My visiting period here at the VU has come to an end. It was an interesting journey discovering natural language processing theories and techniques, the crowd-truth world, and how the human perspective gives a new insight into semantic interpretations.
During the Web&Media meeting of the 27th October, I summarized in a talk the research pursued in these eight months. I showed how challenging is to extract relevant entities in TV-programs descriptions, due to the broad amount of topics they cover and the different formats they have. None of existing tools for automatic Named-Entity Recognition and Classification is suitable for these data. Therefore, an integration approach seems the appropriate way to reach the goal.
I illustrated the workflow established for extracting relevant entities from a text in the entertainment domain, relying on the adoption of different annotators, as well as the issues arising in the integration of their outputs.
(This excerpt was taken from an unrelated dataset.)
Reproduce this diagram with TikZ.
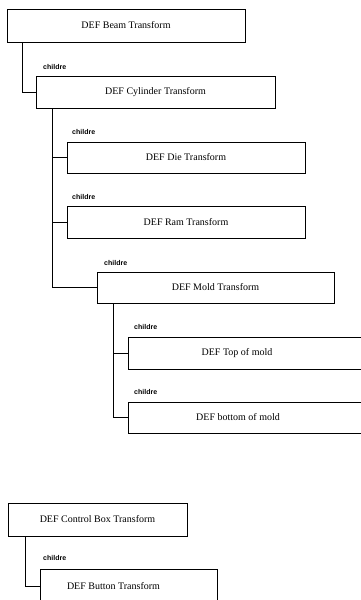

In order to increase the coverage of the annotation task, metrics based on majority-vote are combined with metrics established for the crowd-truth evaluation for gold-standard creation. This approach should be able of capturing cases typically cut off by majority-vote integration techniques, that are unique information and distributed agreement.
Several features are computed in order to capture as many useful characteristics for assessing the relevance of an entity as possible. Human annotators results, gathered through a crowd-sourcing task, are used for collecting positive and negative examples of relevance and, as an ultimate goal, will be adopted for evaluating precision and recall of the entire system.